[start]

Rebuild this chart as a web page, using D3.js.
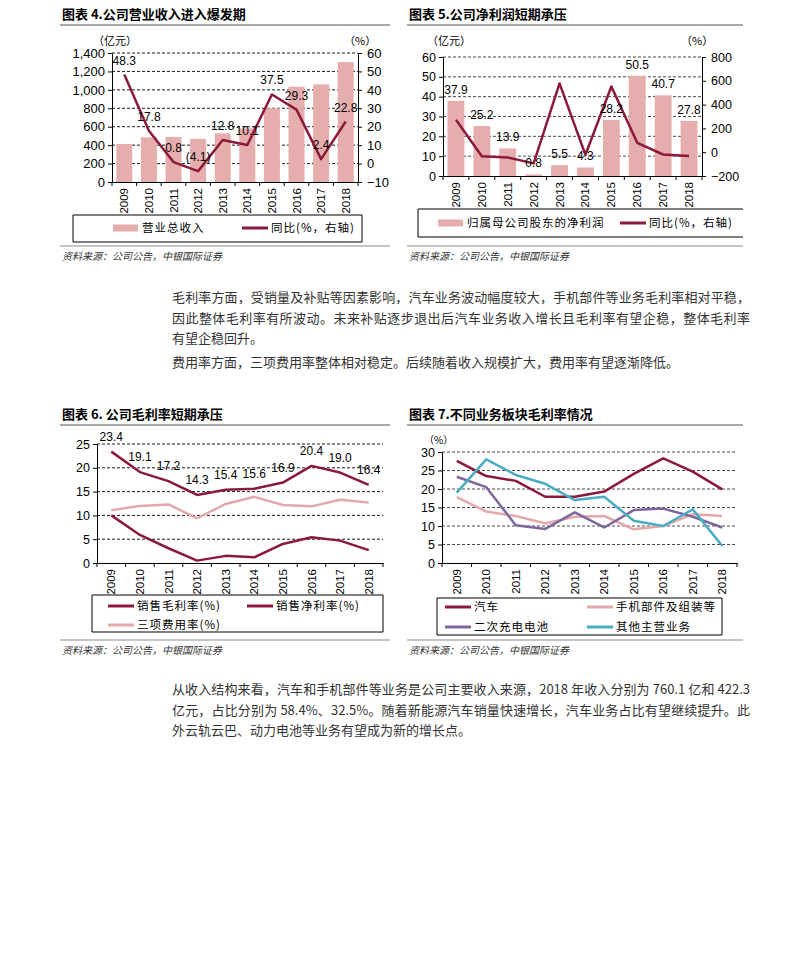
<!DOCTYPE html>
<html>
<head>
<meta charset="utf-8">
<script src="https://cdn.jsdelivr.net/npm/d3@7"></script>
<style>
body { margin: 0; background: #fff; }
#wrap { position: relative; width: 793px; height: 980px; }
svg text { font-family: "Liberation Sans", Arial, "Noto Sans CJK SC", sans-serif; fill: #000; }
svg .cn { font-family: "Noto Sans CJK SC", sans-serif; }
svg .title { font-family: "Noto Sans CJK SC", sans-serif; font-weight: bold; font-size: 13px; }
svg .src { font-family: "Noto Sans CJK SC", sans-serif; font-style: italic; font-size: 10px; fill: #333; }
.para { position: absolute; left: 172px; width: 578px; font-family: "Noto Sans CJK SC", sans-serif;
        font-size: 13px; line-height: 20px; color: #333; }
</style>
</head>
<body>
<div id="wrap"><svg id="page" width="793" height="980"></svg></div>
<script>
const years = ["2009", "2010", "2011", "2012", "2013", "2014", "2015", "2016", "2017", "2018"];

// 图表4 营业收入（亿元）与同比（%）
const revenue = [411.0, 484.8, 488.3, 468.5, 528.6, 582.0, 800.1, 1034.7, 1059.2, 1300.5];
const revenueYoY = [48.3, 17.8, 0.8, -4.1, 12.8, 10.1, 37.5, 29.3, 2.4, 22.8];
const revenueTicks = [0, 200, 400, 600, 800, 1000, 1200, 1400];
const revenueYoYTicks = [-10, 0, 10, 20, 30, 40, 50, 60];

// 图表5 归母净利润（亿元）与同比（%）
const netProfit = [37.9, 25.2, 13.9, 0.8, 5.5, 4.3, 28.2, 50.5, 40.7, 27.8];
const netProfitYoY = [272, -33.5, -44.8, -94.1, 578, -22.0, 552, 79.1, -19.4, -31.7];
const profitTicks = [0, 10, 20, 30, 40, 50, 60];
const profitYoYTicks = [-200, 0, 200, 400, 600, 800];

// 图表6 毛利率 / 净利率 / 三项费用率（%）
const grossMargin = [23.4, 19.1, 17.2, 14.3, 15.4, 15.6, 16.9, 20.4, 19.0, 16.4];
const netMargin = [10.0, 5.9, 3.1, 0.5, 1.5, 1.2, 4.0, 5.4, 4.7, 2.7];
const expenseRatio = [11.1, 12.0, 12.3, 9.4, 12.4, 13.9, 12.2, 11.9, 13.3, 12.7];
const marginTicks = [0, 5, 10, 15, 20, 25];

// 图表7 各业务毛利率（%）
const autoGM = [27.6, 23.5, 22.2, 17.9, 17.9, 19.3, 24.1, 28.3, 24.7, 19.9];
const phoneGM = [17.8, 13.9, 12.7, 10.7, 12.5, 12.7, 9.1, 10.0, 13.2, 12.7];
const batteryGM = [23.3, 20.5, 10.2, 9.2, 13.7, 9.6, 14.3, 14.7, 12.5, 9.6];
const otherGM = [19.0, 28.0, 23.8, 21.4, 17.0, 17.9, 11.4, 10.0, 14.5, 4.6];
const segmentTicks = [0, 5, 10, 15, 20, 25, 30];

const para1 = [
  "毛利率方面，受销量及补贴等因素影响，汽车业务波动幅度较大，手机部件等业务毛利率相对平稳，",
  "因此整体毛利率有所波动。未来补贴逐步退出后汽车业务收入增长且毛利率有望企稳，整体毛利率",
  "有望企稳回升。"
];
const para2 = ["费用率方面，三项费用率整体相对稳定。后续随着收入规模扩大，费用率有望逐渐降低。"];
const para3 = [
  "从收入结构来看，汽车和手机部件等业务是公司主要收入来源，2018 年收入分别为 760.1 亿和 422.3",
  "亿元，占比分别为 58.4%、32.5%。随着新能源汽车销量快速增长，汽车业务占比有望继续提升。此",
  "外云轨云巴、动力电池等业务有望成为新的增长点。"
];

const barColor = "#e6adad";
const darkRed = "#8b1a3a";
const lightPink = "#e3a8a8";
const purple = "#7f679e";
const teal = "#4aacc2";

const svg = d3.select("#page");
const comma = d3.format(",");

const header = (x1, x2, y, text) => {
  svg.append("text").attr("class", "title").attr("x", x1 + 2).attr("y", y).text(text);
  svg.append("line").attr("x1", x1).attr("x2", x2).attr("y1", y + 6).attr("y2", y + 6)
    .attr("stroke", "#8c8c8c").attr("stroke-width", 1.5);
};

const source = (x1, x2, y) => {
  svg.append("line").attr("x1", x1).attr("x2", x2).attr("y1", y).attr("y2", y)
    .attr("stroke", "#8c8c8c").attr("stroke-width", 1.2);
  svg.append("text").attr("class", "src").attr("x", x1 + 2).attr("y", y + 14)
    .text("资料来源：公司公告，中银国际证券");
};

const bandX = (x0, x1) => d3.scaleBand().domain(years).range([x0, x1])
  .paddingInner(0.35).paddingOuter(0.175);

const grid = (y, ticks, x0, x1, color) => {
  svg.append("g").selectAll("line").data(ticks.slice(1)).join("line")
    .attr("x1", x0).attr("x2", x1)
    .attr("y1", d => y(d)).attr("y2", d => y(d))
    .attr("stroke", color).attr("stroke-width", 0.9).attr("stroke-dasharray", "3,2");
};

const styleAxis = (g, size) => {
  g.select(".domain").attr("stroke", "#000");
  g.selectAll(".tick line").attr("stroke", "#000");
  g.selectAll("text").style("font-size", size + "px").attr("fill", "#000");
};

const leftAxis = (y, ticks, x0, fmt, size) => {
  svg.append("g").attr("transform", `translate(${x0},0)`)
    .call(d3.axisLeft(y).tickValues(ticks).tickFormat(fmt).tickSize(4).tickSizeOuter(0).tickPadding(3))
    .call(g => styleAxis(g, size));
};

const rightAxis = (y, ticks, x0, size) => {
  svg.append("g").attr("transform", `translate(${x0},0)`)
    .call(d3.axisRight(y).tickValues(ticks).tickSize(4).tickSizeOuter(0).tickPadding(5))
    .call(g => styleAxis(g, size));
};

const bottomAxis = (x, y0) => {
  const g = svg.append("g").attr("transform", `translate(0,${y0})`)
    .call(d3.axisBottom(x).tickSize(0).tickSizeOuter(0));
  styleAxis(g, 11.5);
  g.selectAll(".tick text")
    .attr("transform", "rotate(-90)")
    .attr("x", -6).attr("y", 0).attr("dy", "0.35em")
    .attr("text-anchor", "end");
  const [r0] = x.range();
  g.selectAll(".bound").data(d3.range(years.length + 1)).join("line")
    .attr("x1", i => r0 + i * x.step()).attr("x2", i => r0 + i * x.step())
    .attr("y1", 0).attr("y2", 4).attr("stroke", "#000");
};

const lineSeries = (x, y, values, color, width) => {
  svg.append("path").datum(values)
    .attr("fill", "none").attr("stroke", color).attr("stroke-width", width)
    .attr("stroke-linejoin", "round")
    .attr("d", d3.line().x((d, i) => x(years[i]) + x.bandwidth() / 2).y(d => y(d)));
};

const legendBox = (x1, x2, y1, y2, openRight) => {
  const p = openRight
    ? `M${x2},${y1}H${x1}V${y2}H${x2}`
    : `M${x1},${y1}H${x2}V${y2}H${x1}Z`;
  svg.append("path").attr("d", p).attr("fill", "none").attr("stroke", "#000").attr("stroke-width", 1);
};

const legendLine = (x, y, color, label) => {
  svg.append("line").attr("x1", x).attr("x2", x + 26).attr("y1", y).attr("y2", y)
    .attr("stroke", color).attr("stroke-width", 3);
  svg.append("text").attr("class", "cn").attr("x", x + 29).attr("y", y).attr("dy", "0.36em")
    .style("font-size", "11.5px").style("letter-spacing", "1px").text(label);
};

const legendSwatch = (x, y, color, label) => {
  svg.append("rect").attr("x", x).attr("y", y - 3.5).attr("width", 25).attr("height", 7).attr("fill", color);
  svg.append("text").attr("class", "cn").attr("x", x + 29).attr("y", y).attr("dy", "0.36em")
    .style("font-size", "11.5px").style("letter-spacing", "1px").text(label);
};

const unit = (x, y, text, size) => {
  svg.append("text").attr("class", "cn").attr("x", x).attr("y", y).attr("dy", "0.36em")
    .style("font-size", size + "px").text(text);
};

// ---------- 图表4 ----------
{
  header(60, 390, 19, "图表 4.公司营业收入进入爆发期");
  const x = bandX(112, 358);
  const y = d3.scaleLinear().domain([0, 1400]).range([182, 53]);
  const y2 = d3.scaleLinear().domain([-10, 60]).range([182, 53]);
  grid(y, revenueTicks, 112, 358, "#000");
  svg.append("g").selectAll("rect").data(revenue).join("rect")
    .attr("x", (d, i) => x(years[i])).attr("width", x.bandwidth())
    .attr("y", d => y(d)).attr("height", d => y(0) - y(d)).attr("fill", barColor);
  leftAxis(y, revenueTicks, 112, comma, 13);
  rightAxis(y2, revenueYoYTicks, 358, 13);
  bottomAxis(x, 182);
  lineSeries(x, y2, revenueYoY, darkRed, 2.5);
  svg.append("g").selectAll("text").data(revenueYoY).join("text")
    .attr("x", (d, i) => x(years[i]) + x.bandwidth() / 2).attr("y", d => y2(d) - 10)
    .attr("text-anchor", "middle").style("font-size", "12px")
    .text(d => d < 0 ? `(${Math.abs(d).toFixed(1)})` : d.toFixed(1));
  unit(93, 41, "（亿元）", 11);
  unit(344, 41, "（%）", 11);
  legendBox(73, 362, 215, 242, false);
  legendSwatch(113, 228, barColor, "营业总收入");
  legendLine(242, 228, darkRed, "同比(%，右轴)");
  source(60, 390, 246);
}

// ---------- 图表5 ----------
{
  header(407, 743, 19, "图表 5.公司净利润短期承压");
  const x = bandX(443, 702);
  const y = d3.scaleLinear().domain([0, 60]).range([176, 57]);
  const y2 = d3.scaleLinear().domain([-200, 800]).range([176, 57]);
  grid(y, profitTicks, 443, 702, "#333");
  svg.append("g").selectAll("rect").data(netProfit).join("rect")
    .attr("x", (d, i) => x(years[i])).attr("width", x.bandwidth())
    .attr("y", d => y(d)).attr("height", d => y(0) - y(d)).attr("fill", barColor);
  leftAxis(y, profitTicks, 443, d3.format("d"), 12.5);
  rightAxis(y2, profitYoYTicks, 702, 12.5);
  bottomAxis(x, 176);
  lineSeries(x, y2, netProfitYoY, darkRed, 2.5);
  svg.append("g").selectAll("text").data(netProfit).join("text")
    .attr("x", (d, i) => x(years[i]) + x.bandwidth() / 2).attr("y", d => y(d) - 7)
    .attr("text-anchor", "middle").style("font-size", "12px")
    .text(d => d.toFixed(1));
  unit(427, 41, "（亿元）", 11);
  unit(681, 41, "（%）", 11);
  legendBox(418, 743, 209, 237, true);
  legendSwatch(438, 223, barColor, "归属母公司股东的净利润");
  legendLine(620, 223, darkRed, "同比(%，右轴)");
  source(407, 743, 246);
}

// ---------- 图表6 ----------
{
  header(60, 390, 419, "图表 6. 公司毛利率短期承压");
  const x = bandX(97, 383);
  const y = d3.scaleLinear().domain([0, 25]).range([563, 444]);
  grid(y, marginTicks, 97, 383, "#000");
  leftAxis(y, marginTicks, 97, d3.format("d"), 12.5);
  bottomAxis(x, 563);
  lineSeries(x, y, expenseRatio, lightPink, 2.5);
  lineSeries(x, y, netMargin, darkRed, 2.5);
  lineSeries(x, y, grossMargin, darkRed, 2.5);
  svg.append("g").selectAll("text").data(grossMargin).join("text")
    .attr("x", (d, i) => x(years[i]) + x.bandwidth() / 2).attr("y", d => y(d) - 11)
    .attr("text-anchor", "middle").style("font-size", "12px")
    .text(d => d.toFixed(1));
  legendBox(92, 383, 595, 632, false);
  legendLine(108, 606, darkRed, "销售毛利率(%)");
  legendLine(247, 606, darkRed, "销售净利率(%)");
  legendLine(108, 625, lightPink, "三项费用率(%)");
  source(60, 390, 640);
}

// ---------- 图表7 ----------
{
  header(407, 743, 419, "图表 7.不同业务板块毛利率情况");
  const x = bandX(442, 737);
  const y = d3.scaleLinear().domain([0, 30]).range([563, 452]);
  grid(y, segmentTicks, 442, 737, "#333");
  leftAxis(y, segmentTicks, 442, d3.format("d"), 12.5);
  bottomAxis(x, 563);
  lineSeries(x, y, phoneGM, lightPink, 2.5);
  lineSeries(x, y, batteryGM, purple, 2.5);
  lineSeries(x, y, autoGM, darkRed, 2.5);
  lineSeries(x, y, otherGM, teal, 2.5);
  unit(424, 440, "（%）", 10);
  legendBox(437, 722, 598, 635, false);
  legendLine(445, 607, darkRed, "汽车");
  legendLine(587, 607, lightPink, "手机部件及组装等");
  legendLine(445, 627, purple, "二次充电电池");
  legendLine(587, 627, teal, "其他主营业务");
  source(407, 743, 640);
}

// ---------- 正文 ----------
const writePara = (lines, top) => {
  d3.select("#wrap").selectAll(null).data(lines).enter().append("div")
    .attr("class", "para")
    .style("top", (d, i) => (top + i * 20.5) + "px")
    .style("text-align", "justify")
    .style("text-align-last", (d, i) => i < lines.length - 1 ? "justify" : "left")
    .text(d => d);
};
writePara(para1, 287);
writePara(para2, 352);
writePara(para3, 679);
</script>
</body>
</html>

[end]

OBJECTIVE: Pictures are excluded; extract exactly the lines from the start of the data through the line that holds "const revenueYoYTicks = [-10, 0, 10, 20, 30, 40, 50, 60];", both ends included.

WRITTEN RESPONSE:
Rebuild this chart as a web page, using D3.js.
<!DOCTYPE html>
<html>
<head>
<meta charset="utf-8">
<script src="https://cdn.jsdelivr.net/npm/d3@7"></script>
<style>
body { margin: 0; background: #fff; }
#wrap { position: relative; width: 793px; height: 980px; }
svg text { font-family: "Liberation Sans", Arial, "Noto Sans CJK SC", sans-serif; fill: #000; }
svg .cn { font-family: "Noto Sans CJK SC", sans-serif; }
svg .title { font-family: "Noto Sans CJK SC", sans-serif; font-weight: bold; font-size: 13px; }
svg .src { font-family: "Noto Sans CJK SC", sans-serif; font-style: italic; font-size: 10px; fill: #333; }
.para { position: absolute; left: 172px; width: 578px; font-family: "Noto Sans CJK SC", sans-serif;
        font-size: 13px; line-height: 20px; color: #333; }
</style>
</head>
<body>
<div id="wrap"><svg id="page" width="793" height="980"></svg></div>
<script>
const years = ["2009", "2010", "2011", "2012", "2013", "2014", "2015", "2016", "2017", "2018"];

// 图表4 营业收入（亿元）与同比（%）
const revenue = [411.0, 484.8, 488.3, 468.5, 528.6, 582.0, 800.1, 1034.7, 1059.2, 1300.5];
const revenueYoY = [48.3, 17.8, 0.8, -4.1, 12.8, 10.1, 37.5, 29.3, 2.4, 22.8];
const revenueTicks = [0, 200, 400, 600, 800, 1000, 1200, 1400];
const revenueYoYTicks = [-10, 0, 10, 20, 30, 40, 50, 60];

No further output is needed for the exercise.